Would I increase my view further under water when diving with a (waterproof) flashlight for the mask, or would I just light up the floating particles and thus see less far?

  • Do not know that a flashlight would work or not, but my thoughts would be to use a black light (ultraviolet) as it would not illuminate just everything and concentrate on what is in front of you.
    – Ken Graham
    Commented Jul 11, 2020 at 22:35
  • If you search for snorkel "cloudy" water flashlight you'll see some hits that claim improved visibility under those conditions. Some come from flashlight manufacturers though. Do be careful, maybe enlist a friend to watch over you while you dive and consider that maybe the mask might not be worth it. 5m is not a huge depth but surfacing from a deep dive can be a bit tricky because your lungs compress and you lose buoyancy. Obviously people do just fine with practice, but it's a bit of an odd feeling when you first encounter it as you need to push yourself up a bit. Worse in fresh water. Commented Jul 12, 2020 at 5:27
  • Thank you very much for your comments!
    – BogisW
    Commented Jul 12, 2020 at 11:27
  • 1
    I would also strongly advise against trying to dive for your mask in a 5m deep pond with very low visibility. If you have very low visibility it can actually be quite easy to lose your bearing underwater (even knowing where up is), and that can quickly lead to scary situations.
    – fgysin
    Commented Jul 13, 2020 at 5:39

2 Answers 2


As a diver of 30 years now I doubt you will derive much benefit from using a run of the mill torch in cloudy water. Using a torch means giving up one of your hands so when it comes time to feel around on the bottom you will be very restricted and clumsy doing it with one hand and you will get unbalanced. You won't forget where the surface is, as you will naturally float upwards, but you may find yourself under an obstruction that may very well cause you to panic and drown


Depends on how dark it is down there and how cloudy the water is. Sediment in the water column attenuates the light, so you need to bring your own lighting.

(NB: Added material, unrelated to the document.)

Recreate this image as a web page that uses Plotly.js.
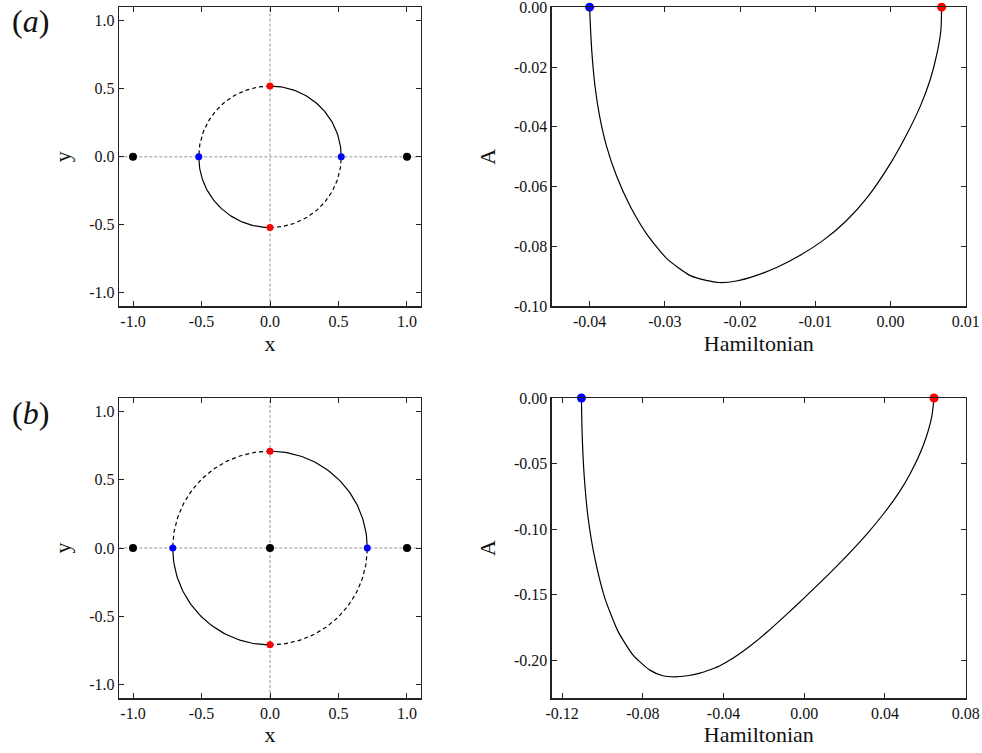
<!DOCTYPE html>
<html>
<head>
<meta charset="utf-8">
<script src="https://cdn.plot.ly/plotly-3.0.1.min.js"></script>
<style>html,body{margin:0;padding:0;background:#fff;}#chart{width:982px;height:753px;}</style>
</head>
<body>
<div id="chart"></div>
<script>
// ---------- data ----------
const circleRadius = [0.52, 0.71];           // (a), (b)
const fixedPtsX = [-1, 1];                  // black fixed points on x-axis
const originPtB = [0];                      // extra black point at origin in (b)

const hamA = [-0.0400,-0.0399,-0.0397,-0.0393,-0.0387,-0.0378,-0.0364,-0.0346,-0.0324,-0.0297,-0.0266,-0.0245,-0.0227,-0.0205,-0.0180,-0.0150,-0.0120,-0.0090,-0.0060,-0.0030,0.0000,0.0022,0.0040,0.0053,0.0062,0.0067,0.0068];
const areaA = [0,-0.0060,-0.0150,-0.0260,-0.0360,-0.0460,-0.0565,-0.0665,-0.0758,-0.0841,-0.0897,-0.0913,-0.0920,-0.0915,-0.0898,-0.0868,-0.0829,-0.0780,-0.0717,-0.0633,-0.0522,-0.0423,-0.0329,-0.0241,-0.0153,-0.0078,0];

const hamB = [-0.1104,-0.1101,-0.1091,-0.1071,-0.1038,-0.0988,-0.0922,-0.0848,-0.0765,-0.0700,-0.0641,-0.0580,-0.0517,-0.0460,-0.0420,-0.0352,-0.0270,-0.0187,-0.0090,0.0000,0.0144,0.0309,0.0400,0.0470,0.0524,0.0590,0.0631,0.0643];
const areaB = [0,-0.0250,-0.0582,-0.0914,-0.1221,-0.1527,-0.1783,-0.1962,-0.2077,-0.2120,-0.2128,-0.2120,-0.2100,-0.2070,-0.2045,-0.1985,-0.1895,-0.1790,-0.1655,-0.1525,-0.1310,-0.1040,-0.0870,-0.0720,-0.0580,-0.0360,-0.0150,0];

const circTicks = [-1.0,-0.5,0.0,0.5,1.0];
const circTickText = ['-1.0','-0.5','0.0','0.5','1.0'];
const hAxTicks = [-0.04,-0.03,-0.02,-0.01,0.00,0.01];
const hAxTickText = ['-0.04','-0.03','-0.02','-0.01','0.00','0.01'];
const aAyTicks = [0,-0.02,-0.04,-0.06,-0.08,-0.10];
const aAyTickText = ['0.00','-0.02','-0.04','-0.06','-0.08','-0.10'];
const hBxTicks = [-0.12,-0.08,-0.04,0.00,0.04,0.08];
const hBxTickText = ['-0.12','-0.08','-0.04','0.00','0.04','0.08'];
const aByTicks = [0,-0.05,-0.10,-0.15,-0.20];
const aByTickText = ['0.00','-0.05','-0.10','-0.15','-0.20'];
const panelLabels = ['(<i>a</i>)','(<i>b</i>)'];

// ---------- build ----------
const FONT = 'Liberation Serif';
const traces = [];

function arc(r, a0, a1) {
  const xs = [], ys = [];
  for (let i = 0; i <= 60; i++) {
    const t = (a0 + (a1 - a0) * i / 60) * Math.PI / 180;
    xs.push(r * Math.cos(t)); ys.push(r * Math.sin(t));
  }
  return {xs, ys};
}

function circlePanel(r, xa, ya, withOrigin) {
  const gl = {color:'rgb(185,185,185)', width:1.5, dash:'3px,2px'};
  traces.push({x:[-1.1,1.1], y:[0,0], xaxis:xa, yaxis:ya, mode:'lines', line:gl, hoverinfo:'skip'});
  traces.push({x:[0,0], y:[-1.1,1.1], xaxis:xa, yaxis:ya, mode:'lines', line:gl, hoverinfo:'skip'});
  [[0,90,'solid'],[90,180,'4px,3px'],[180,270,'solid'],[270,360,'4px,3px']].forEach(s => {
    const a = arc(r, s[0], s[1]);
    traces.push({x:a.xs, y:a.ys, xaxis:xa, yaxis:ya, mode:'lines', line:{color:'black', width:1.2, dash:s[2]}, hoverinfo:'skip'});
  });
  const bx = fixedPtsX.slice(), by = fixedPtsX.map(() => 0);
  if (withOrigin) { bx.push(originPtB[0]); by.push(0); }
  traces.push({x:bx, y:by, xaxis:xa, yaxis:ya, mode:'markers', marker:{color:'black', size:8}, cliponaxis:false});
  traces.push({x:[-r, r], y:[0,0], xaxis:xa, yaxis:ya, mode:'markers', marker:{color:'rgb(0,0,255)', size:7}, cliponaxis:false});
  traces.push({x:[0,0], y:[r,-r], xaxis:xa, yaxis:ya, mode:'markers', marker:{color:'rgb(255,0,0)', size:7}, cliponaxis:false});
}

function hamPanel(hx, ay, xa, ya) {
  traces.push({x:hx, y:ay, xaxis:xa, yaxis:ya, mode:'lines', line:{color:'black', width:1.2, shape:'spline', smoothing:0.6}, hoverinfo:'skip'});
  traces.push({x:[hx[0]], y:[ay[0]], xaxis:xa, yaxis:ya, mode:'markers', marker:{color:'rgb(0,0,255)', size:9}, cliponaxis:false});
  traces.push({x:[hx[hx.length-1]], y:[ay[ay.length-1]], xaxis:xa, yaxis:ya, mode:'markers', marker:{color:'rgb(255,0,0)', size:9}, cliponaxis:false});
}

circlePanel(circleRadius[0], 'x', 'y', false);
hamPanel(hamA, areaA, 'x2', 'y2');
circlePanel(circleRadius[1], 'x3', 'y3', true);
hamPanel(hamB, areaB, 'x4', 'y4');

function ax(domain, range, tv, tt, title, anchor, standoff) {
  return {
    domain, range, anchor, tickmode:'array', tickvals:tv, ticktext:tt,
    ticks:'inside', ticklen:5, tickwidth:1, tickcolor:'#222',
    showline:true, linecolor:'#222', linewidth:1.5, mirror:'ticks',
    showgrid:false, zeroline:false, automargin:false, ticklabeloverflow:'allow',
    tickfont:{family:FONT, size:16, color:'#111'},
    title:{text:title, font:{family:FONT, size:22, color:'#111'}, standoff},
  };
}

const xL = [0.1215, 0.4284], xR = [0.5621, 0.9834];
const yT = [0.5930, 0.9905], yB = [0.0730, 0.4714];

const layout = {
  width:982, height:753, margin:{l:0,r:0,t:0,b:0},
  font:{family:FONT, size:16, color:'#111'},
  paper_bgcolor:'#fff', plot_bgcolor:'#fff', showlegend:false,
  xaxis: ax(xL, [-1.1,1.1], circTicks, circTickText, 'x', 'y', 6),
  yaxis: ax(yT, [-1.1,1.1], circTicks, circTickText, 'y', 'x', 12),
  xaxis2: ax(xR, [-0.045,0.01], hAxTicks, hAxTickText, 'Hamiltonian', 'y2', 6),
  yaxis2: ax(yT, [-0.1,0], aAyTicks, aAyTickText, 'A', 'x2', 12),
  xaxis3: ax(xL, [-1.1,1.1], circTicks, circTickText, 'x', 'y3', 6),
  yaxis3: ax(yB, [-1.1,1.1], circTicks, circTickText, 'y', 'x3', 12),
  xaxis4: ax(xR, [-0.125,0.08], hBxTicks, hBxTickText, 'Hamiltonian', 'y4', 6),
  yaxis4: ax(yB, [-0.229,0], aByTicks, aByTickText, 'A', 'x4', 12),
  annotations: [
    {text:panelLabels[0], xref:'paper', yref:'paper', x:0.031, y:0.972, xanchor:'center', yanchor:'middle', showarrow:false, font:{family:FONT, size:32, color:'#111'}},
    {text:panelLabels[1], xref:'paper', yref:'paper', x:0.031, y:0.452, xanchor:'center', yanchor:'middle', showarrow:false, font:{family:FONT, size:32, color:'#111'}}
  ]
};

Plotly.newPlot('chart', traces, layout, {displayModeBar:false, staticPlot:true});
</script>
</body>
</html>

Obviously if the sediment is soup like, such as if someone's fin has kicked up the bottom sediment, there's not much that a torch can help with.

If it's just a bit mucky, e.g. following a storm or an algal bloom, then a torch will help cut through the sediment. You will find that a bright and tightly focussed torch beam (say 6 degrees) will be much better than a wide beam which creates a lot of back-scatter. Also a bit of an angle between you and the beam can help too, holding the torch out to the side.

If the sediment's been kicked up you may find some better visibility if you gently ascend a little.

A "Goodman Handle" on the torch helps to hold it whilst leaving your fingers free to grip things, such as a reel which you may use to 'line off' off the shot line/anchor.